* begin *
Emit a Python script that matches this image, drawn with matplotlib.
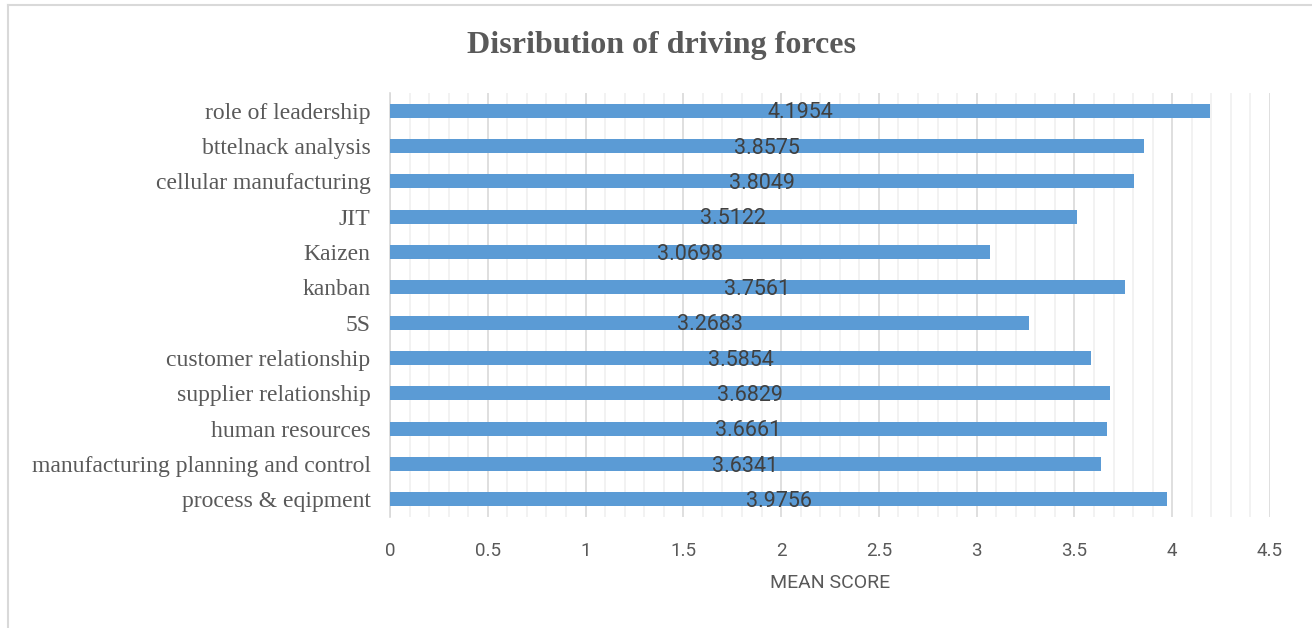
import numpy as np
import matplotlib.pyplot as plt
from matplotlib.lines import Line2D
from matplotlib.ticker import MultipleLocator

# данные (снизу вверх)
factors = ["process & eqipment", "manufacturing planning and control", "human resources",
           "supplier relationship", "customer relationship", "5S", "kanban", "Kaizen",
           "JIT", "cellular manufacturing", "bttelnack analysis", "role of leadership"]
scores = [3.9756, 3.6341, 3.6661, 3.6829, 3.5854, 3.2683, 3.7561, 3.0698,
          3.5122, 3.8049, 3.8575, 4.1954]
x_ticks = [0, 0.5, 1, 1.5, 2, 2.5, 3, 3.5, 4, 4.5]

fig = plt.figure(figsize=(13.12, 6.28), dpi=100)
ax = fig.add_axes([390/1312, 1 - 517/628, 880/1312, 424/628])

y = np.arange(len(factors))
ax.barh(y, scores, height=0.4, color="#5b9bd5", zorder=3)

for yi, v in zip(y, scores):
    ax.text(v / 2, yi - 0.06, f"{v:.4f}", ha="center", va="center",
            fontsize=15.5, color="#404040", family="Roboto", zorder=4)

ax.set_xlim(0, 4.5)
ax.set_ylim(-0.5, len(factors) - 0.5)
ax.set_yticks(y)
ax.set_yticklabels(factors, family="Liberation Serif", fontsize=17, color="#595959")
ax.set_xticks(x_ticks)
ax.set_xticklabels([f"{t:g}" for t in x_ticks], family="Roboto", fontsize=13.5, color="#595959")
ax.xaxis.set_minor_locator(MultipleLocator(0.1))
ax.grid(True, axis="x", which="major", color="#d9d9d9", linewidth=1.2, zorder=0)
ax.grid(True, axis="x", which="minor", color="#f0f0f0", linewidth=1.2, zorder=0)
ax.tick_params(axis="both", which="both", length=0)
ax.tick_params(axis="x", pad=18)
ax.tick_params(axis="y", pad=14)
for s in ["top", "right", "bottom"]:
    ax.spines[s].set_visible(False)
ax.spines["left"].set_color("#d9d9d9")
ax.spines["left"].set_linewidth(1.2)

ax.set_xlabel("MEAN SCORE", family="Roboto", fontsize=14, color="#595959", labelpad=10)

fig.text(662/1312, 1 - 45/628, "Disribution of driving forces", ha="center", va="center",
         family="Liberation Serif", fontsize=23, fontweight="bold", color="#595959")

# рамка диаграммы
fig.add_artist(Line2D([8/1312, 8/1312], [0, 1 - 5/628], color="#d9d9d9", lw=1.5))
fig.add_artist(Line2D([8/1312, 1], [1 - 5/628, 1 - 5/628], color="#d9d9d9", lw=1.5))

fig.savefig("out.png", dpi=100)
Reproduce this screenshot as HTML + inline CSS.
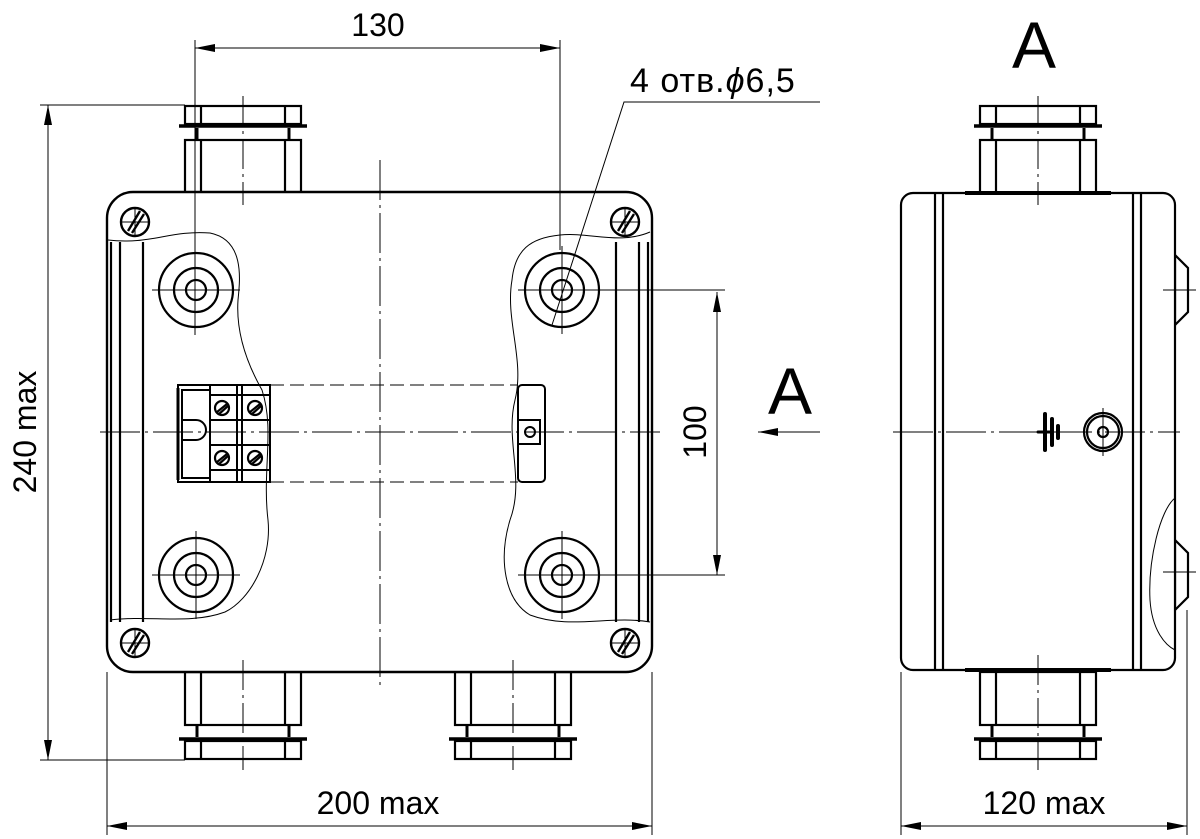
* end *
**WORK TO DO**.
Each entry above is to be written out again unchanged, apart from the pictures, which are left out.

**RESULT**.
Emit a Python script that matches this image, drawn with matplotlib.
import numpy as np
import matplotlib.pyplot as plt
from matplotlib.lines import Line2D
from matplotlib.ticker import MultipleLocator

# данные (снизу вверх)
factors = ["process & eqipment", "manufacturing planning and control", "human resources",
           "supplier relationship", "customer relationship", "5S", "kanban", "Kaizen",
           "JIT", "cellular manufacturing", "bttelnack analysis", "role of leadership"]
scores = [3.9756, 3.6341, 3.6661, 3.6829, 3.5854, 3.2683, 3.7561, 3.0698,
          3.5122, 3.8049, 3.8575, 4.1954]
x_ticks = [0, 0.5, 1, 1.5, 2, 2.5, 3, 3.5, 4, 4.5]

fig = plt.figure(figsize=(13.12, 6.28), dpi=100)
ax = fig.add_axes([390/1312, 1 - 517/628, 880/1312, 424/628])

y = np.arange(len(factors))
ax.barh(y, scores, height=0.4, color="#5b9bd5", zorder=3)

for yi, v in zip(y, scores):
    ax.text(v / 2, yi - 0.06, f"{v:.4f}", ha="center", va="center",
            fontsize=15.5, color="#404040", family="Roboto", zorder=4)

ax.set_xlim(0, 4.5)
ax.set_ylim(-0.5, len(factors) - 0.5)
ax.set_yticks(y)
ax.set_yticklabels(factors, family="Liberation Serif", fontsize=17, color="#595959")
ax.set_xticks(x_ticks)
ax.set_xticklabels([f"{t:g}" for t in x_ticks], family="Roboto", fontsize=13.5, color="#595959")
ax.xaxis.set_minor_locator(MultipleLocator(0.1))
ax.grid(True, axis="x", which="major", color="#d9d9d9", linewidth=1.2, zorder=0)
ax.grid(True, axis="x", which="minor", color="#f0f0f0", linewidth=1.2, zorder=0)
ax.tick_params(axis="both", which="both", length=0)
ax.tick_params(axis="x", pad=18)
ax.tick_params(axis="y", pad=14)
for s in ["top", "right", "bottom"]:
    ax.spines[s].set_visible(False)
ax.spines["left"].set_color("#d9d9d9")
ax.spines["left"].set_linewidth(1.2)

ax.set_xlabel("MEAN SCORE", family="Roboto", fontsize=14, color="#595959", labelpad=10)

fig.text(662/1312, 1 - 45/628, "Disribution of driving forces", ha="center", va="center",
         family="Liberation Serif", fontsize=23, fontweight="bold", color="#595959")

# рамка диаграммы
fig.add_artist(Line2D([8/1312, 8/1312], [0, 1 - 5/628], color="#d9d9d9", lw=1.5))
fig.add_artist(Line2D([8/1312, 1], [1 - 5/628, 1 - 5/628], color="#d9d9d9", lw=1.5))

fig.savefig("out.png", dpi=100)
Reproduce this screenshot as HTML + inline CSS.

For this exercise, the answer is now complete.